--- START ---

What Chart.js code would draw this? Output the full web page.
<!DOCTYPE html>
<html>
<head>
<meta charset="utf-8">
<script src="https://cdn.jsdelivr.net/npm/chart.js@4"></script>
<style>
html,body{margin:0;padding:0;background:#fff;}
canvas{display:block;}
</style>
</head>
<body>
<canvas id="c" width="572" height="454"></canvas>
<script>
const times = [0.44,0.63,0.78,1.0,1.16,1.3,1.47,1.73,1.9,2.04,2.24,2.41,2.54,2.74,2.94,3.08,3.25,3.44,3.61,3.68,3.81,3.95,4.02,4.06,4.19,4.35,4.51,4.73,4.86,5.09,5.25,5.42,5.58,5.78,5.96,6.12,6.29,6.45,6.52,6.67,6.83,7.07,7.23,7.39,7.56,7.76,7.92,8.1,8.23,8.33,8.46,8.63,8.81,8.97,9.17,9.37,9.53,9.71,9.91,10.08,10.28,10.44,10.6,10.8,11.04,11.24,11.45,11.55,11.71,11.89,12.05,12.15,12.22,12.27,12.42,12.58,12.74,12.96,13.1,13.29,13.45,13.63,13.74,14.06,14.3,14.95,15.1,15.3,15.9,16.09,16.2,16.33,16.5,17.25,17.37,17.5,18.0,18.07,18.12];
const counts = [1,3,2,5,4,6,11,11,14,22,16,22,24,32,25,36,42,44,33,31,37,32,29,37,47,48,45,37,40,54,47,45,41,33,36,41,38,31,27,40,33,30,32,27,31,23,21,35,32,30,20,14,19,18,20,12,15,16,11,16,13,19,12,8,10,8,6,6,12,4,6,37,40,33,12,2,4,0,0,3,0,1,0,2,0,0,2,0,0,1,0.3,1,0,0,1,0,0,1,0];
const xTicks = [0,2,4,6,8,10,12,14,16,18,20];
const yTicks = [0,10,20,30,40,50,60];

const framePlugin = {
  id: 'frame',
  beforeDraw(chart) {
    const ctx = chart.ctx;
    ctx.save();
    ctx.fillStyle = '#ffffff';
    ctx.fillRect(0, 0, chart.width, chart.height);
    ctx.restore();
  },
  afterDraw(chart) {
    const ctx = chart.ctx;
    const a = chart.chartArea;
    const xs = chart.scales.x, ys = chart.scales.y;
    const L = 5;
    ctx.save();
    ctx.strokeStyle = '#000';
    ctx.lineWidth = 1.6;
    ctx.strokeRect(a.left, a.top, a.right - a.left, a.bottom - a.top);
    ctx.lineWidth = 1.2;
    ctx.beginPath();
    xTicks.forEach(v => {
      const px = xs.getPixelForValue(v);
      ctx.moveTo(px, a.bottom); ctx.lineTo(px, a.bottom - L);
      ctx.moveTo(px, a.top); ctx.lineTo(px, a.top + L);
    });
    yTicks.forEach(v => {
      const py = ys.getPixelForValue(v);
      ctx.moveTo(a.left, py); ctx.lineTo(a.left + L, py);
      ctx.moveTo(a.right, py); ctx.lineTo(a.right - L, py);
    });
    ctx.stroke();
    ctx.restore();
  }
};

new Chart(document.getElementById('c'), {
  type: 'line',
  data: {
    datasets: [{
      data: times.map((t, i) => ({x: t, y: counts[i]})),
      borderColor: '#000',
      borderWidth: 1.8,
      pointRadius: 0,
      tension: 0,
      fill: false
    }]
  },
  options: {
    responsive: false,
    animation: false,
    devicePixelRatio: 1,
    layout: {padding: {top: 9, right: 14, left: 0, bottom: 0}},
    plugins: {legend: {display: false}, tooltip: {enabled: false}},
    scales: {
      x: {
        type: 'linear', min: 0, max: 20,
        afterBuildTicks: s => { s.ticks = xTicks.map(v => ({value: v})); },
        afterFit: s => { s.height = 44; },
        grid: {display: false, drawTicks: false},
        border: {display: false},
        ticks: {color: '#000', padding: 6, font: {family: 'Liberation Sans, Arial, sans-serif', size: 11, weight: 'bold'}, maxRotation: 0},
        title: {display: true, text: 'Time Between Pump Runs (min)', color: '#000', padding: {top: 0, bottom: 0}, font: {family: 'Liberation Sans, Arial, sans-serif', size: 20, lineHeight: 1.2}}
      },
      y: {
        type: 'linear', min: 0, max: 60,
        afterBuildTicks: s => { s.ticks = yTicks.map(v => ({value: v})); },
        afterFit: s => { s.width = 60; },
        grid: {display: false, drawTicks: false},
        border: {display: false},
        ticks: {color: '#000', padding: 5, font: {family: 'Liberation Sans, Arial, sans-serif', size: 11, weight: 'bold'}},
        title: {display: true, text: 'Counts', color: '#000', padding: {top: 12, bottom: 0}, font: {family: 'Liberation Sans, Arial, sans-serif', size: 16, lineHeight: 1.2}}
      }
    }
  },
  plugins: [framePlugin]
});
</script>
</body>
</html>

--- END ---

> _Work to be completed_: Copy each line of the data above without altering a single character.

> _Complete answer_:
What Chart.js code would draw this? Output the full web page.
<!DOCTYPE html>
<html>
<head>
<meta charset="utf-8">
<script src="https://cdn.jsdelivr.net/npm/chart.js@4"></script>
<style>
html,body{margin:0;padding:0;background:#fff;}
canvas{display:block;}
</style>
</head>
<body>
<canvas id="c" width="572" height="454"></canvas>
<script>
const times = [0.44,0.63,0.78,1.0,1.16,1.3,1.47,1.73,1.9,2.04,2.24,2.41,2.54,2.74,2.94,3.08,3.25,3.44,3.61,3.68,3.81,3.95,4.02,4.06,4.19,4.35,4.51,4.73,4.86,5.09,5.25,5.42,5.58,5.78,5.96,6.12,6.29,6.45,6.52,6.67,6.83,7.07,7.23,7.39,7.56,7.76,7.92,8.1,8.23,8.33,8.46,8.63,8.81,8.97,9.17,9.37,9.53,9.71,9.91,10.08,10.28,10.44,10.6,10.8,11.04,11.24,11.45,11.55,11.71,11.89,12.05,12.15,12.22,12.27,12.42,12.58,12.74,12.96,13.1,13.29,13.45,13.63,13.74,14.06,14.3,14.95,15.1,15.3,15.9,16.09,16.2,16.33,16.5,17.25,17.37,17.5,18.0,18.07,18.12];
const counts = [1,3,2,5,4,6,11,11,14,22,16,22,24,32,25,36,42,44,33,31,37,32,29,37,47,48,45,37,40,54,47,45,41,33,36,41,38,31,27,40,33,30,32,27,31,23,21,35,32,30,20,14,19,18,20,12,15,16,11,16,13,19,12,8,10,8,6,6,12,4,6,37,40,33,12,2,4,0,0,3,0,1,0,2,0,0,2,0,0,1,0.3,1,0,0,1,0,0,1,0];
const xTicks = [0,2,4,6,8,10,12,14,16,18,20];
const yTicks = [0,10,20,30,40,50,60];

const framePlugin = {
  id: 'frame',
  beforeDraw(chart) {
    const ctx = chart.ctx;
    ctx.save();
    ctx.fillStyle = '#ffffff';
    ctx.fillRect(0, 0, chart.width, chart.height);
    ctx.restore();
  },
  afterDraw(chart) {
    const ctx = chart.ctx;
    const a = chart.chartArea;
    const xs = chart.scales.x, ys = chart.scales.y;
    const L = 5;
    ctx.save();
    ctx.strokeStyle = '#000';
    ctx.lineWidth = 1.6;
    ctx.strokeRect(a.left, a.top, a.right - a.left, a.bottom - a.top);
    ctx.lineWidth = 1.2;
    ctx.beginPath();
    xTicks.forEach(v => {
      const px = xs.getPixelForValue(v);
      ctx.moveTo(px, a.bottom); ctx.lineTo(px, a.bottom - L);
      ctx.moveTo(px, a.top); ctx.lineTo(px, a.top + L);
    });
    yTicks.forEach(v => {
      const py = ys.getPixelForValue(v);
      ctx.moveTo(a.left, py); ctx.lineTo(a.left + L, py);
      ctx.moveTo(a.right, py); ctx.lineTo(a.right - L, py);
    });
    ctx.stroke();
    ctx.restore();
  }
};

new Chart(document.getElementById('c'), {
  type: 'line',
  data: {
    datasets: [{
      data: times.map((t, i) => ({x: t, y: counts[i]})),
      borderColor: '#000',
      borderWidth: 1.8,
      pointRadius: 0,
      tension: 0,
      fill: false
    }]
  },
  options: {
    responsive: false,
    animation: false,
    devicePixelRatio: 1,
    layout: {padding: {top: 9, right: 14, left: 0, bottom: 0}},
    plugins: {legend: {display: false}, tooltip: {enabled: false}},
    scales: {
      x: {
        type: 'linear', min: 0, max: 20,
        afterBuildTicks: s => { s.ticks = xTicks.map(v => ({value: v})); },
        afterFit: s => { s.height = 44; },
        grid: {display: false, drawTicks: false},
        border: {display: false},
        ticks: {color: '#000', padding: 6, font: {family: 'Liberation Sans, Arial, sans-serif', size: 11, weight: 'bold'}, maxRotation: 0},
        title: {display: true, text: 'Time Between Pump Runs (min)', color: '#000', padding: {top: 0, bottom: 0}, font: {family: 'Liberation Sans, Arial, sans-serif', size: 20, lineHeight: 1.2}}
      },
      y: {
        type: 'linear', min: 0, max: 60,
        afterBuildTicks: s => { s.ticks = yTicks.map(v => ({value: v})); },
        afterFit: s => { s.width = 60; },
        grid: {display: false, drawTicks: false},
        border: {display: false},
        ticks: {color: '#000', padding: 5, font: {family: 'Liberation Sans, Arial, sans-serif', size: 11, weight: 'bold'}},
        title: {display: true, text: 'Counts', color: '#000', padding: {top: 12, bottom: 0}, font: {family: 'Liberation Sans, Arial, sans-serif', size: 16, lineHeight: 1.2}}
      }
    }
  },
  plugins: [framePlugin]
});
</script>
</body>
</html>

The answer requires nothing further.